■ Challenge ■
Carry none of the pictures over; set down the material below exactly.

■ Information supplied ■
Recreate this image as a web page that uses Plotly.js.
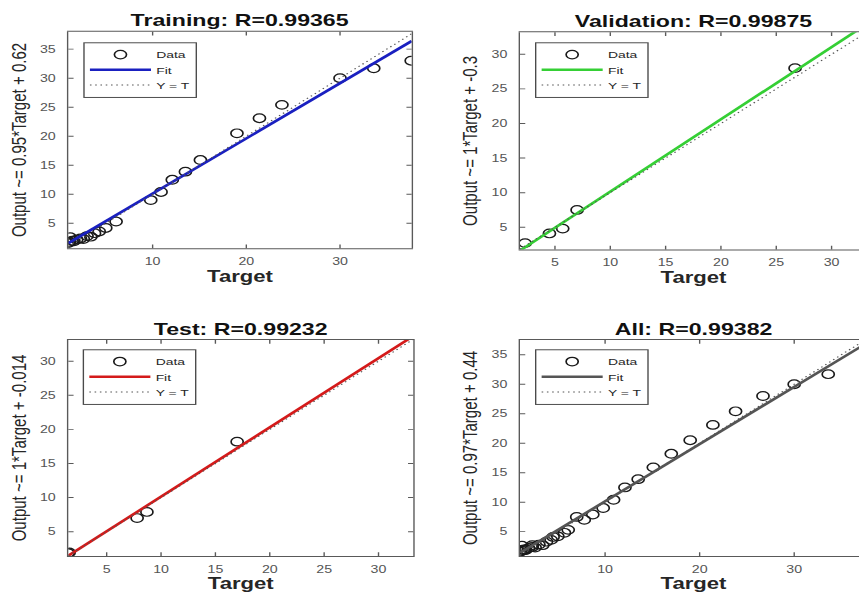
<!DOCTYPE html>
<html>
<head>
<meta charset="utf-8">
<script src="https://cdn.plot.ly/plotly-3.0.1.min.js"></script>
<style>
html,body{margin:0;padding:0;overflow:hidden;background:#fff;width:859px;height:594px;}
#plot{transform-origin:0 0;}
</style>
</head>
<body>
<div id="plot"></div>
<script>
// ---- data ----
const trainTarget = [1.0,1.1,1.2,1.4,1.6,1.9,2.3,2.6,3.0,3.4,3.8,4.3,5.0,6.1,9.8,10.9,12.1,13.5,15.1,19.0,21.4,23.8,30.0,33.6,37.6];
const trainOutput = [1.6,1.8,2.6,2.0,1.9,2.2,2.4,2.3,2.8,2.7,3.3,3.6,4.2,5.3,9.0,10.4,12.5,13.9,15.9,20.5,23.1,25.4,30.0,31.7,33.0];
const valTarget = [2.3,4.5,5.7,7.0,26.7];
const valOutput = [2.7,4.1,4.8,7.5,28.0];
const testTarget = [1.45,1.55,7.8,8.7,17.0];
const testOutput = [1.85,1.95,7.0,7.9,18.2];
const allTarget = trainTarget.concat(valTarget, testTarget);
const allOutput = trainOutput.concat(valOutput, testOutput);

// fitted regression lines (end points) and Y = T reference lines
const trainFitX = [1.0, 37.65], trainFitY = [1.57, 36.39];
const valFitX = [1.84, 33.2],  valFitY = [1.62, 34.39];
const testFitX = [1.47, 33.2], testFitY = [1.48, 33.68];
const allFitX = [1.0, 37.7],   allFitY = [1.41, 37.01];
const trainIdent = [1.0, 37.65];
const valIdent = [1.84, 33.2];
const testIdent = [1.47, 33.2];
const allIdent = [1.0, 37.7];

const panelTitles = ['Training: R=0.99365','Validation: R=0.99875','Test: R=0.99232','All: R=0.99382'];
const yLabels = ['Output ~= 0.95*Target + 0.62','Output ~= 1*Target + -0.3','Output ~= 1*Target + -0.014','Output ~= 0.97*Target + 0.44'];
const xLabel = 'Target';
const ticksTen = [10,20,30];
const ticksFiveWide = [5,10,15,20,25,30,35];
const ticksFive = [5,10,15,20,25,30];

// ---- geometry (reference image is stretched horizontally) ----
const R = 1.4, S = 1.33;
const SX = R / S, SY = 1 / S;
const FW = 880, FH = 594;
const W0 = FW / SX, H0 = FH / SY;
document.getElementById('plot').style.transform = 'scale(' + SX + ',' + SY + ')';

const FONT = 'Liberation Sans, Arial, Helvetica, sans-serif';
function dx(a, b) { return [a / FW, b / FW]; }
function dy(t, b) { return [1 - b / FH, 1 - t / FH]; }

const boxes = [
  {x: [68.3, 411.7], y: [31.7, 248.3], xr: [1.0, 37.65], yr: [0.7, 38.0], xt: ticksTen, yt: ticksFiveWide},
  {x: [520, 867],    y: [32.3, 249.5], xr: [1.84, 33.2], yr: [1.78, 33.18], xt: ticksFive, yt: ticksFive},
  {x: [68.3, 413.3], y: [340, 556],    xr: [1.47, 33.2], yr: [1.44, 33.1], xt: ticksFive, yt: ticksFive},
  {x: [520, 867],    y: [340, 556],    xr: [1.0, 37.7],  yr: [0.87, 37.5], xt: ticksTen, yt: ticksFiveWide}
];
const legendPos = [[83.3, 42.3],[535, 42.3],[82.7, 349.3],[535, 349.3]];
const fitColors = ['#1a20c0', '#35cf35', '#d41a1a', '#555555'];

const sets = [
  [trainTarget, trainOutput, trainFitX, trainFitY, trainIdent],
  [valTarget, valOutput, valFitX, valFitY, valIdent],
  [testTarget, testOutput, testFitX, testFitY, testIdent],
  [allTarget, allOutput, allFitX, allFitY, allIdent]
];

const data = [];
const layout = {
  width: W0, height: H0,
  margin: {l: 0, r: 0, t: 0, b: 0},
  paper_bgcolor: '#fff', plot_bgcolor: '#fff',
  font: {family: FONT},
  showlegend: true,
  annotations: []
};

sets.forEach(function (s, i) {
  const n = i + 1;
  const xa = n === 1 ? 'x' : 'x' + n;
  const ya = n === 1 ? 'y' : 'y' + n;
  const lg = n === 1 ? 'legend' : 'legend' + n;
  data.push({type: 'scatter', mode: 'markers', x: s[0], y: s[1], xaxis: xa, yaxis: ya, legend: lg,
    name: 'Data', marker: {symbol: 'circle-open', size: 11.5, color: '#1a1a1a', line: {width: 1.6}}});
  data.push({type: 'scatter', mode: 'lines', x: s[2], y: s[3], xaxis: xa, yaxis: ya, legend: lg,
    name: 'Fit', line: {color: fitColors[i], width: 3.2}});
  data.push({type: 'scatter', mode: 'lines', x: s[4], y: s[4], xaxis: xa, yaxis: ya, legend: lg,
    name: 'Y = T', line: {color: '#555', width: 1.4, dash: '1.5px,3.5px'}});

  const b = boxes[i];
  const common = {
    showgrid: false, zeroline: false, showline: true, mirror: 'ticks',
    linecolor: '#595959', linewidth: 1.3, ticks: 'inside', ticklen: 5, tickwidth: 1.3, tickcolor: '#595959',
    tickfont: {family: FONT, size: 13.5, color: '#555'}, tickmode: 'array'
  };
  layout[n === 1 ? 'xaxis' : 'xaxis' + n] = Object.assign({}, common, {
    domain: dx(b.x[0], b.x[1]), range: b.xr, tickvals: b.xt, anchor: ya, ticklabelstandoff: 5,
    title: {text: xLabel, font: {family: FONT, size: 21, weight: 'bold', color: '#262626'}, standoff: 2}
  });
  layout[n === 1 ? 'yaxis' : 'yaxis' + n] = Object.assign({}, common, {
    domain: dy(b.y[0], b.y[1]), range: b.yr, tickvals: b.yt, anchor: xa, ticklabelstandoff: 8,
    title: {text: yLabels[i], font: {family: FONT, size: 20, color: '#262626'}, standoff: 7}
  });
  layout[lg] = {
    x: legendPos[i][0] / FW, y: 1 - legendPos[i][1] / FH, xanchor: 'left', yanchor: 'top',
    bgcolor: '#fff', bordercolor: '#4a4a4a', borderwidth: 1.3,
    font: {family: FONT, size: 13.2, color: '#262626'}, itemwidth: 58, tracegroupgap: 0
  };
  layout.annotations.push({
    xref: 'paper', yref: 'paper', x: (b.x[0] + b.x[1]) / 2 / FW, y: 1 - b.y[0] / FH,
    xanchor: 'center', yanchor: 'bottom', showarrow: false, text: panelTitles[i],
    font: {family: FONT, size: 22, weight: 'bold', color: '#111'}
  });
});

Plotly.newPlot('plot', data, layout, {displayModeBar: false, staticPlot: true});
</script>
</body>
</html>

■ Output of the task ■
Recreate this image as a web page that uses Plotly.js.
<!DOCTYPE html>
<html>
<head>
<meta charset="utf-8">
<script src="https://cdn.plot.ly/plotly-3.0.1.min.js"></script>
<style>
html,body{margin:0;padding:0;overflow:hidden;background:#fff;width:859px;height:594px;}
#plot{transform-origin:0 0;}
</style>
</head>
<body>
<div id="plot"></div>
<script>
// ---- data ----
const trainTarget = [1.0,1.1,1.2,1.4,1.6,1.9,2.3,2.6,3.0,3.4,3.8,4.3,5.0,6.1,9.8,10.9,12.1,13.5,15.1,19.0,21.4,23.8,30.0,33.6,37.6];
const trainOutput = [1.6,1.8,2.6,2.0,1.9,2.2,2.4,2.3,2.8,2.7,3.3,3.6,4.2,5.3,9.0,10.4,12.5,13.9,15.9,20.5,23.1,25.4,30.0,31.7,33.0];
const valTarget = [2.3,4.5,5.7,7.0,26.7];
const valOutput = [2.7,4.1,4.8,7.5,28.0];
const testTarget = [1.45,1.55,7.8,8.7,17.0];
const testOutput = [1.85,1.95,7.0,7.9,18.2];
const allTarget = trainTarget.concat(valTarget, testTarget);
const allOutput = trainOutput.concat(valOutput, testOutput);

// fitted regression lines (end points) and Y = T reference lines
const trainFitX = [1.0, 37.65], trainFitY = [1.57, 36.39];
const valFitX = [1.84, 33.2],  valFitY = [1.62, 34.39];
const testFitX = [1.47, 33.2], testFitY = [1.48, 33.68];
const allFitX = [1.0, 37.7],   allFitY = [1.41, 37.01];
const trainIdent = [1.0, 37.65];
const valIdent = [1.84, 33.2];
const testIdent = [1.47, 33.2];
const allIdent = [1.0, 37.7];

const panelTitles = ['Training: R=0.99365','Validation: R=0.99875','Test: R=0.99232','All: R=0.99382'];
const yLabels = ['Output ~= 0.95*Target + 0.62','Output ~= 1*Target + -0.3','Output ~= 1*Target + -0.014','Output ~= 0.97*Target + 0.44'];
const xLabel = 'Target';
const ticksTen = [10,20,30];
const ticksFiveWide = [5,10,15,20,25,30,35];
const ticksFive = [5,10,15,20,25,30];

// ---- geometry (reference image is stretched horizontally) ----
const R = 1.4, S = 1.33;
const SX = R / S, SY = 1 / S;
const FW = 880, FH = 594;
const W0 = FW / SX, H0 = FH / SY;
document.getElementById('plot').style.transform = 'scale(' + SX + ',' + SY + ')';

const FONT = 'Liberation Sans, Arial, Helvetica, sans-serif';
function dx(a, b) { return [a / FW, b / FW]; }
function dy(t, b) { return [1 - b / FH, 1 - t / FH]; }

const boxes = [
  {x: [68.3, 411.7], y: [31.7, 248.3], xr: [1.0, 37.65], yr: [0.7, 38.0], xt: ticksTen, yt: ticksFiveWide},
  {x: [520, 867],    y: [32.3, 249.5], xr: [1.84, 33.2], yr: [1.78, 33.18], xt: ticksFive, yt: ticksFive},
  {x: [68.3, 413.3], y: [340, 556],    xr: [1.47, 33.2], yr: [1.44, 33.1], xt: ticksFive, yt: ticksFive},
  {x: [520, 867],    y: [340, 556],    xr: [1.0, 37.7],  yr: [0.87, 37.5], xt: ticksTen, yt: ticksFiveWide}
];
const legendPos = [[83.3, 42.3],[535, 42.3],[82.7, 349.3],[535, 349.3]];
const fitColors = ['#1a20c0', '#35cf35', '#d41a1a', '#555555'];

const sets = [
  [trainTarget, trainOutput, trainFitX, trainFitY, trainIdent],
  [valTarget, valOutput, valFitX, valFitY, valIdent],
  [testTarget, testOutput, testFitX, testFitY, testIdent],
  [allTarget, allOutput, allFitX, allFitY, allIdent]
];

const data = [];
const layout = {
  width: W0, height: H0,
  margin: {l: 0, r: 0, t: 0, b: 0},
  paper_bgcolor: '#fff', plot_bgcolor: '#fff',
  font: {family: FONT},
  showlegend: true,
  annotations: []
};

sets.forEach(function (s, i) {
  const n = i + 1;
  const xa = n === 1 ? 'x' : 'x' + n;
  const ya = n === 1 ? 'y' : 'y' + n;
  const lg = n === 1 ? 'legend' : 'legend' + n;
  data.push({type: 'scatter', mode: 'markers', x: s[0], y: s[1], xaxis: xa, yaxis: ya, legend: lg,
    name: 'Data', marker: {symbol: 'circle-open', size: 11.5, color: '#1a1a1a', line: {width: 1.6}}});
  data.push({type: 'scatter', mode: 'lines', x: s[2], y: s[3], xaxis: xa, yaxis: ya, legend: lg,
    name: 'Fit', line: {color: fitColors[i], width: 3.2}});
  data.push({type: 'scatter', mode: 'lines', x: s[4], y: s[4], xaxis: xa, yaxis: ya, legend: lg,
    name: 'Y = T', line: {color: '#555', width: 1.4, dash: '1.5px,3.5px'}});

  const b = boxes[i];
  const common = {
    showgrid: false, zeroline: false, showline: true, mirror: 'ticks',
    linecolor: '#595959', linewidth: 1.3, ticks: 'inside', ticklen: 5, tickwidth: 1.3, tickcolor: '#595959',
    tickfont: {family: FONT, size: 13.5, color: '#555'}, tickmode: 'array'
  };
  layout[n === 1 ? 'xaxis' : 'xaxis' + n] = Object.assign({}, common, {
    domain: dx(b.x[0], b.x[1]), range: b.xr, tickvals: b.xt, anchor: ya, ticklabelstandoff: 5,
    title: {text: xLabel, font: {family: FONT, size: 21, weight: 'bold', color: '#262626'}, standoff: 2}
  });
  layout[n === 1 ? 'yaxis' : 'yaxis' + n] = Object.assign({}, common, {
    domain: dy(b.y[0], b.y[1]), range: b.yr, tickvals: b.yt, anchor: xa, ticklabelstandoff: 8,
    title: {text: yLabels[i], font: {family: FONT, size: 20, color: '#262626'}, standoff: 7}
  });
  layout[lg] = {
    x: legendPos[i][0] / FW, y: 1 - legendPos[i][1] / FH, xanchor: 'left', yanchor: 'top',
    bgcolor: '#fff', bordercolor: '#4a4a4a', borderwidth: 1.3,
    font: {family: FONT, size: 13.2, color: '#262626'}, itemwidth: 58, tracegroupgap: 0
  };
  layout.annotations.push({
    xref: 'paper', yref: 'paper', x: (b.x[0] + b.x[1]) / 2 / FW, y: 1 - b.y[0] / FH,
    xanchor: 'center', yanchor: 'bottom', showarrow: false, text: panelTitles[i],
    font: {family: FONT, size: 22, weight: 'bold', color: '#111'}
  });
});

Plotly.newPlot('plot', data, layout, {displayModeBar: false, staticPlot: true});
</script>
</body>
</html>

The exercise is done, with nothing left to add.